Thanks to the recent commodity strength, precious metals have rebounded from their lows and even moved higher. In fact, precious metals surged double digits from their three-year lows reached in late June. This incredible performance was mainly driven by improving global economic conditions.
The latest report from China shows that economic growth is now picking up after slowing down in the first half of the year while the euro zone finally emerged out of its six-quarter long recession in the second quarter. The U.S. is also growing at a faster clip with upbeat manufacturing data and an improving labor market.
Meanwhile, lower chances of the Fed tapering its monetary stimulus sometime soon and rising U.S.-Syria political tensions has led to a decline in the dollar that is boosting demand for the metals. Amid this uncertainty, the safe haven appeal for the precious metal has once again emerged leading to huge inflows into the space.
This trend is expected to continue at least in the near term. As a result, investors who are bullish on precious metals right now may want to consider going long on them. Fortunately, ETFs offer several options to investors to accomplish this task.
Below, we highlight a few of our favorite leveraged funds and some of the key differences between each (see: all the leverage commodity ETFs here).
Gold surged nearly 20% from its June low thanks to increased demand for jewelry, coins and bars. According to the latest data from the World Gold Council, the global demand for gold surged 53% in the second quarter, particularly from the top two consumers – India and China.
Further, the rising political instability in the Middle East (Syria) as well as fresh concerns on U.S. government debt of late has added bullishness to gold bullion. Investors looking to play this optimism in the yellow metal could choose from the following three leveraged ETFs:
ProShares Ultra Gold ETF (UGL)
This fund seeks to deliver twice (2x or 200%) the return of the daily performance of gold bullion in U.S. dollars; the gold price is fixed for delivery in London. The product makes a profit when the gold market moves upward and is suitable for short term traders in the space.

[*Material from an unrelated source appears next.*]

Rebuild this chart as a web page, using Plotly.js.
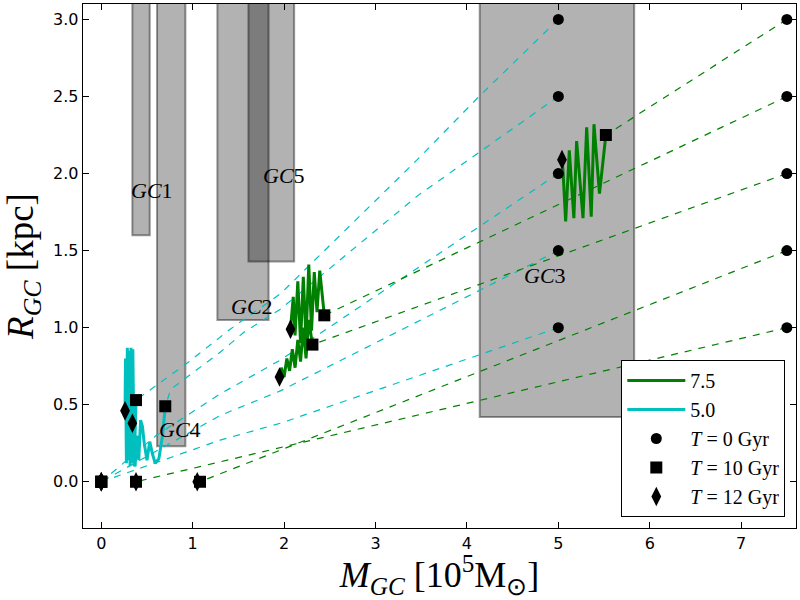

The product is expensive when compared to other geared options in the space though, charging 95 bps in fees a year. However, it is rich in AUM and average daily volumes with $192.9 million and roughly 211,000 shares, respectively.
PowerShares DB Gold Double Long ETN (DGP)
This ETN seeks to deliver twice (2x or 200%) the return of the daily performance of the DBIQ Optimum Yield Gold Index Excess Return, before fees and expenses. DGP initiates a long position in the gold futures market and has a relatively tight bid/ask spread with an average volume of roughly 332,000 shares per day.